_Excerpted data_:
---+---
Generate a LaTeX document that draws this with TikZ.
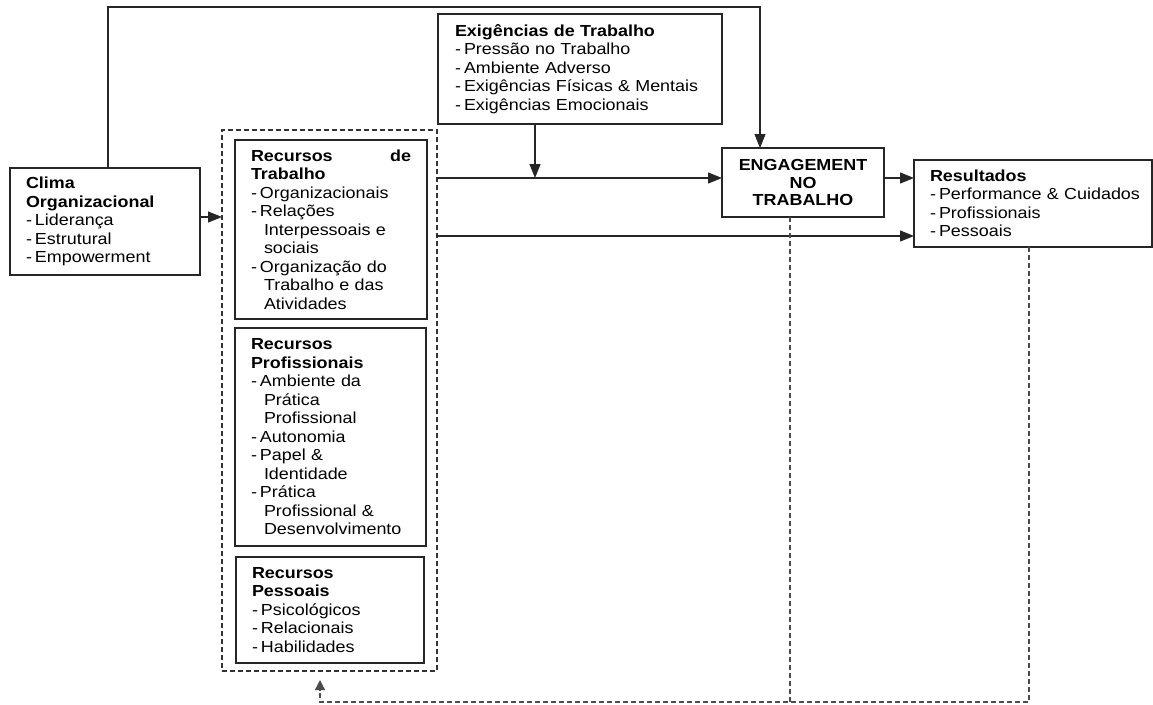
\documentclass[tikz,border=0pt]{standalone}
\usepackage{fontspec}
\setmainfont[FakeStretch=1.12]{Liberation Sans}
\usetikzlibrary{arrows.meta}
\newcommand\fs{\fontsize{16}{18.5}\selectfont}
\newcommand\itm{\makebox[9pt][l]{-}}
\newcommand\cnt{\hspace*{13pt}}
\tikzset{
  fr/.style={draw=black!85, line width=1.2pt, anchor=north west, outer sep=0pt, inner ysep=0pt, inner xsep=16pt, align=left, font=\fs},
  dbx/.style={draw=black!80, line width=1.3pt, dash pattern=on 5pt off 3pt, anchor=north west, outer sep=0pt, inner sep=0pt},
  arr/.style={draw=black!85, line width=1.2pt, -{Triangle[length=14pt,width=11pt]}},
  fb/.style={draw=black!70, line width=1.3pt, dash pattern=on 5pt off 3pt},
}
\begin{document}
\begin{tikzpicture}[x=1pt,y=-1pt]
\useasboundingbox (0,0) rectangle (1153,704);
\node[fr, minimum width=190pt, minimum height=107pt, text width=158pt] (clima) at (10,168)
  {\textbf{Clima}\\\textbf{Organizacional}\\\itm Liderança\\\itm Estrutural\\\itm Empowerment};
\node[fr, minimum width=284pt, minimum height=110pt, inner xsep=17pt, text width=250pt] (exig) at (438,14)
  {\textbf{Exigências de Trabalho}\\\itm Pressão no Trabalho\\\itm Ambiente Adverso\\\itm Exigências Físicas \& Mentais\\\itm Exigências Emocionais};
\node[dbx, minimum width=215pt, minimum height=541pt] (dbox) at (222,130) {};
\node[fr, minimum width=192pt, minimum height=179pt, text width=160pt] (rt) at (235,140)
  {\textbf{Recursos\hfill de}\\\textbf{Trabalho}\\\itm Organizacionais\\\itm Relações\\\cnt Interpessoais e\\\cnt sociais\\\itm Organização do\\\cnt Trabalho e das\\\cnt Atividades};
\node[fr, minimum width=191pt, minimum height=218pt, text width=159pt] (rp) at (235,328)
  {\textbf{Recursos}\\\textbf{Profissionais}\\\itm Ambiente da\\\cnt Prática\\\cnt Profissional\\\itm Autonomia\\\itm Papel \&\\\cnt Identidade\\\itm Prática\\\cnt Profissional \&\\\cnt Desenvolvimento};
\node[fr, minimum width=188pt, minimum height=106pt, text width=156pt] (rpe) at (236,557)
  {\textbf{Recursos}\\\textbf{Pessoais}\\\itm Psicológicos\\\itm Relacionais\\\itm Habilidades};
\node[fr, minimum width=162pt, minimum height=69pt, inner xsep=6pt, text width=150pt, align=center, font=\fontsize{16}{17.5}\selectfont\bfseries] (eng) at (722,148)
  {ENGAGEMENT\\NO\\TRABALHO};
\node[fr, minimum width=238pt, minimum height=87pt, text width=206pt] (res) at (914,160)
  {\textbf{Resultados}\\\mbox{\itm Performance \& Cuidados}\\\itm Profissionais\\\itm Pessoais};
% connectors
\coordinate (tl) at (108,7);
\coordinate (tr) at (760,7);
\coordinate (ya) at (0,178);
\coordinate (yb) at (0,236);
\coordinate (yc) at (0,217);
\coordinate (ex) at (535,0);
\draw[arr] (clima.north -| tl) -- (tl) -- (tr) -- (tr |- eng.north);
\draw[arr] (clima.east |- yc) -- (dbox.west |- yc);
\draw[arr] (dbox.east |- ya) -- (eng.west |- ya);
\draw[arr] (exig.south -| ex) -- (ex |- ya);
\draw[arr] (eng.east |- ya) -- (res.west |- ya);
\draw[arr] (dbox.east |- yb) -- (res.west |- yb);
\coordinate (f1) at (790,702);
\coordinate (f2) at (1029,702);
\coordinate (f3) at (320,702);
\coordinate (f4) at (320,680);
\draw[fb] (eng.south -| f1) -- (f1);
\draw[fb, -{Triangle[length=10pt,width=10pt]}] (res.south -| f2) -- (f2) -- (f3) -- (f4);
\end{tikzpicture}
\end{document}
---+---
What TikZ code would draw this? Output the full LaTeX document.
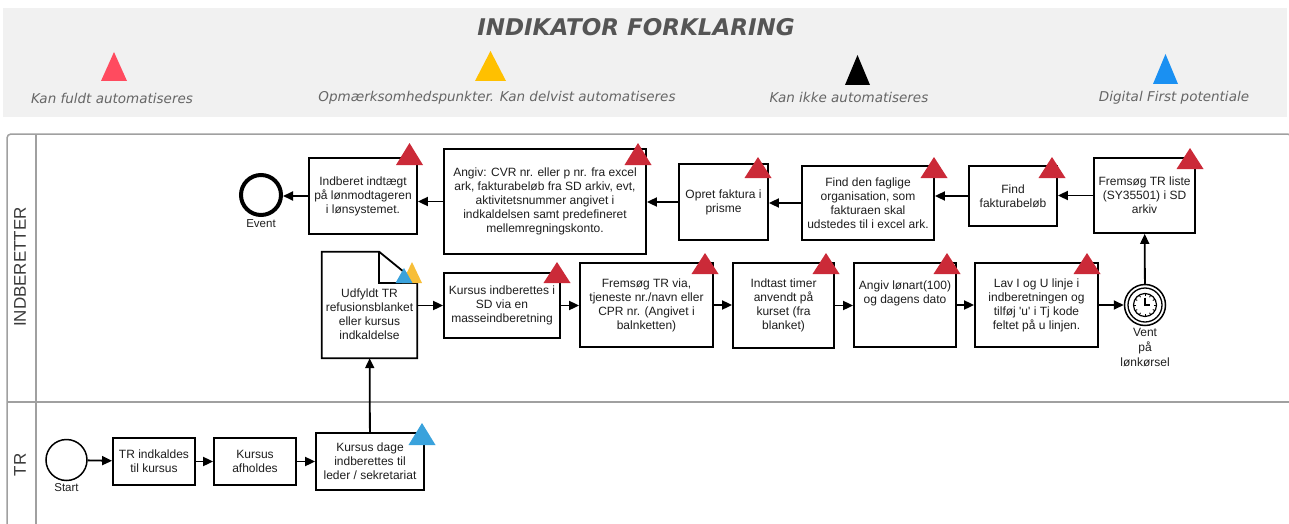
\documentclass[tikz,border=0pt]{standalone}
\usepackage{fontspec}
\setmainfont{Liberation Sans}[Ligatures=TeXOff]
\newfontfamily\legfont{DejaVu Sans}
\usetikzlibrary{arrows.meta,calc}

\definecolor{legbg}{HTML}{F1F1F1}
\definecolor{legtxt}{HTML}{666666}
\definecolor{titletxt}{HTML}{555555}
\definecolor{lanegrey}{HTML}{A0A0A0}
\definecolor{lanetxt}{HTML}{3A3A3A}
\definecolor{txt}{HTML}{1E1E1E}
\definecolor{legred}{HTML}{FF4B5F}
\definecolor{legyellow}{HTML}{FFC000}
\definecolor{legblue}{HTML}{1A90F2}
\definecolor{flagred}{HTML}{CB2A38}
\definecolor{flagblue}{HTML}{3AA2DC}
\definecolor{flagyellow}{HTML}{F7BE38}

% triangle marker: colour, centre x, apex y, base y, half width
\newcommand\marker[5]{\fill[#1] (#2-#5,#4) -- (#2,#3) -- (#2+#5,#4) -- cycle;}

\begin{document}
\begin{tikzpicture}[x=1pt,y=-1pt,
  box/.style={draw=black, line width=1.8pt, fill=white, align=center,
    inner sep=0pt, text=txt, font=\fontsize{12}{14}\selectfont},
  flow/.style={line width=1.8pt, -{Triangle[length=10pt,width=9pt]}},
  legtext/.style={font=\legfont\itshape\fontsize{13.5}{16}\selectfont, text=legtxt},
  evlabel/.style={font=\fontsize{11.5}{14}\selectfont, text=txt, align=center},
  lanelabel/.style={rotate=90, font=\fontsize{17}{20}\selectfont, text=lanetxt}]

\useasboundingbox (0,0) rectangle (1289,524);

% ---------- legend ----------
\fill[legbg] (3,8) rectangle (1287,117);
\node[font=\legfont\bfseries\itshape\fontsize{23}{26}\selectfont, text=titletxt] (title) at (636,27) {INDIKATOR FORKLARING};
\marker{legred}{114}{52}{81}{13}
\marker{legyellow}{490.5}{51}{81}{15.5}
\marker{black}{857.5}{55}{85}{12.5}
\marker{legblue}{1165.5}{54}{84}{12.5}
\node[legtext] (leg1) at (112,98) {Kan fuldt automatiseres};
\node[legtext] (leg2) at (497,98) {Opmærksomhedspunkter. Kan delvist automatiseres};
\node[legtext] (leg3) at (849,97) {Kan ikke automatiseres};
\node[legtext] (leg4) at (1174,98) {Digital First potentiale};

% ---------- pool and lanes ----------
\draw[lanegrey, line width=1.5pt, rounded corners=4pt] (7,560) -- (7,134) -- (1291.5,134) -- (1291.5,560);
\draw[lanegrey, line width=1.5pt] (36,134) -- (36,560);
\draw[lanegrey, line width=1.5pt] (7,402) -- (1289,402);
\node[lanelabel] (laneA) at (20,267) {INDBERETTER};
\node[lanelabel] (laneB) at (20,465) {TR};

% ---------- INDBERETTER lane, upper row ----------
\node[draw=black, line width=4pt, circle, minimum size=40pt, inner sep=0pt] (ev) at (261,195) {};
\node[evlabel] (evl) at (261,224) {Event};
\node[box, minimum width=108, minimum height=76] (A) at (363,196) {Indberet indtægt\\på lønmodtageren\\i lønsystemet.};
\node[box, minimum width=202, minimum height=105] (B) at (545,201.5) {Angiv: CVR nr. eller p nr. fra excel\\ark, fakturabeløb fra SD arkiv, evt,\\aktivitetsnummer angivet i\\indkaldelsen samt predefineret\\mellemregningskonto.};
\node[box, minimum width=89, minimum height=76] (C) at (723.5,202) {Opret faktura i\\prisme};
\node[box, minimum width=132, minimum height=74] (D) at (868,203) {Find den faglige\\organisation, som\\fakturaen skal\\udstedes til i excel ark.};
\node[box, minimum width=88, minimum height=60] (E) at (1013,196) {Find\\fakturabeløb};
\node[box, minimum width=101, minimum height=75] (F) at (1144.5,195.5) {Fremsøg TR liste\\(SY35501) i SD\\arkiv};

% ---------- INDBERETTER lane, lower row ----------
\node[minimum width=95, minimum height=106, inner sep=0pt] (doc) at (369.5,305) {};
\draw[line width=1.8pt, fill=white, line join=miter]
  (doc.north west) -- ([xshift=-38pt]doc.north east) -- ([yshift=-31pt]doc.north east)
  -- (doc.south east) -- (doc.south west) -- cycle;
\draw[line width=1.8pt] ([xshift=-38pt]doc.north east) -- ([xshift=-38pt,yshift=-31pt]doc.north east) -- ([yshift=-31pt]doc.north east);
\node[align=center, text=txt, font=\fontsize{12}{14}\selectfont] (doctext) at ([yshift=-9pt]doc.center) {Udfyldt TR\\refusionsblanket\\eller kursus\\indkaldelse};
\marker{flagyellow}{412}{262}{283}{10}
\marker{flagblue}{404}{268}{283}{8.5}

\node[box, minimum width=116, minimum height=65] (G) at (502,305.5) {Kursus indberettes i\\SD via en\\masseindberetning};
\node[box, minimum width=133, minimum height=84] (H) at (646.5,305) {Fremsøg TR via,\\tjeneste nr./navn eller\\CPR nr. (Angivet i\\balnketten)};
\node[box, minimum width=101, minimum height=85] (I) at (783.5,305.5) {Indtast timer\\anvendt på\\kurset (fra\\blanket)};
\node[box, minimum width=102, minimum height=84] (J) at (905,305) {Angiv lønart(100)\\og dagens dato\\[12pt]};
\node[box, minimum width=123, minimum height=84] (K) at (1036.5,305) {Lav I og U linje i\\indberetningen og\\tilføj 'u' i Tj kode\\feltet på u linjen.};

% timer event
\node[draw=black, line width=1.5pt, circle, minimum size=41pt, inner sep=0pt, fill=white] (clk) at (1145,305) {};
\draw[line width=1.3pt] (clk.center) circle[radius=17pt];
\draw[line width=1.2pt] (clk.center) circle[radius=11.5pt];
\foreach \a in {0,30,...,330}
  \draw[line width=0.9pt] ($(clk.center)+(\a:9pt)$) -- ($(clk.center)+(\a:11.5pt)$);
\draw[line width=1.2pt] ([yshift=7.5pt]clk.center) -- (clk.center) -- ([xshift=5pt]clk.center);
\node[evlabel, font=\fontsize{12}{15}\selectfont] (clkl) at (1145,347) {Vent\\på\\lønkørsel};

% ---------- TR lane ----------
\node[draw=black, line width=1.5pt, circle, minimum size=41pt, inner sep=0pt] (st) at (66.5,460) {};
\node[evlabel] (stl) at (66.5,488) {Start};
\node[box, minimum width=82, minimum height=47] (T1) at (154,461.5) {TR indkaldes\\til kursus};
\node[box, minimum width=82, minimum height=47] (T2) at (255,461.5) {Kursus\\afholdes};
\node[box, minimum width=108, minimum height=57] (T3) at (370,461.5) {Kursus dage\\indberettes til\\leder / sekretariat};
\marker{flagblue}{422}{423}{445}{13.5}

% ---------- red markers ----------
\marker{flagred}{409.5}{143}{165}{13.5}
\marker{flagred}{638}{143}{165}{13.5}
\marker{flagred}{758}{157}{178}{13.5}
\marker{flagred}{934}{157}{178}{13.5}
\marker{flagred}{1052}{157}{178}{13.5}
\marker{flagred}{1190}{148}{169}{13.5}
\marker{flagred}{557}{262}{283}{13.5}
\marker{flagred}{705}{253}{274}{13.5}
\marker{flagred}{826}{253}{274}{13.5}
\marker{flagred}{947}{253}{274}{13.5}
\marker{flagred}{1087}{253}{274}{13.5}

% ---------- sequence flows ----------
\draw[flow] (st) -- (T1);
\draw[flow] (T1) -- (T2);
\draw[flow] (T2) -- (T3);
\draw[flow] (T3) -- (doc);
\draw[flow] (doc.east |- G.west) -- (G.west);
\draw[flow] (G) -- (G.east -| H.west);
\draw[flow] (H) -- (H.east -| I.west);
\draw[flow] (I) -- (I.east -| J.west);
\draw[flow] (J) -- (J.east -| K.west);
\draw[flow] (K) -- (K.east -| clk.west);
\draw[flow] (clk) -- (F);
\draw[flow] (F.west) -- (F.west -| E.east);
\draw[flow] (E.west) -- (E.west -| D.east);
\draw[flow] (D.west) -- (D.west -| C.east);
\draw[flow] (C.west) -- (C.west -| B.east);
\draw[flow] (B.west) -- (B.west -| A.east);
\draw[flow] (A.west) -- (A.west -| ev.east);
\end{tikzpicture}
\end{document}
---+---
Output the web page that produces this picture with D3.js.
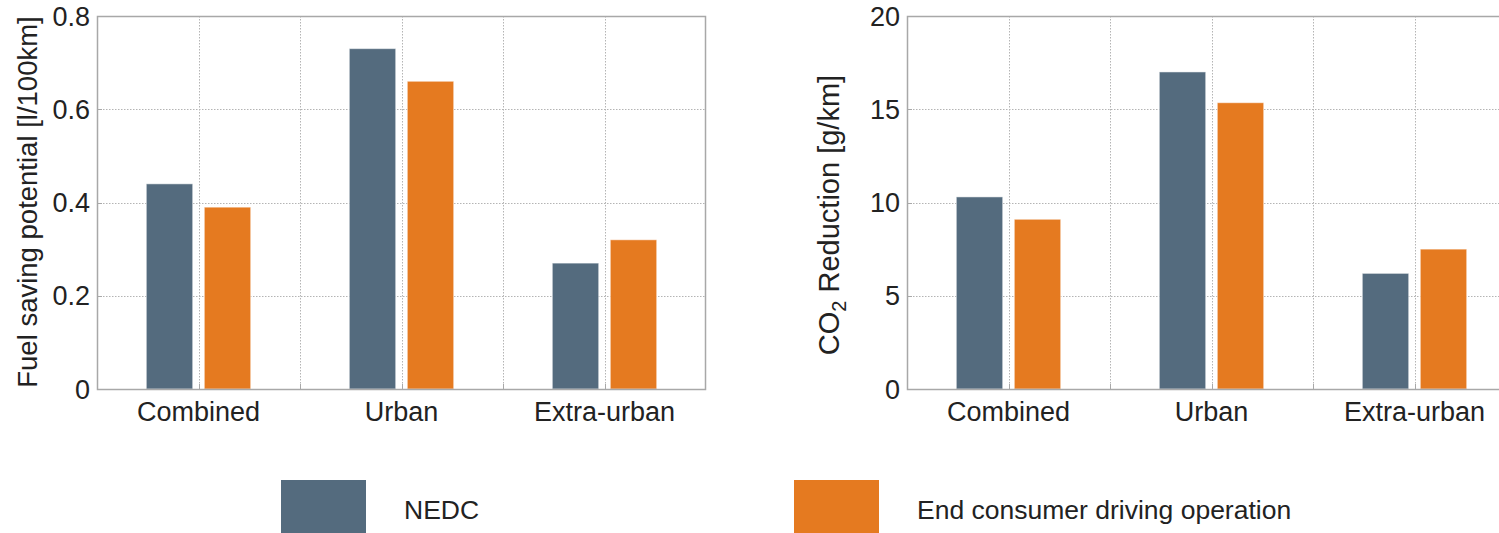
---+---
From the entries above, copy every line that holds the word "LaTeX".

_Answer to this exercise_:
Generate a LaTeX document that draws this with TikZ.
What TikZ code would draw this? Output the full LaTeX document.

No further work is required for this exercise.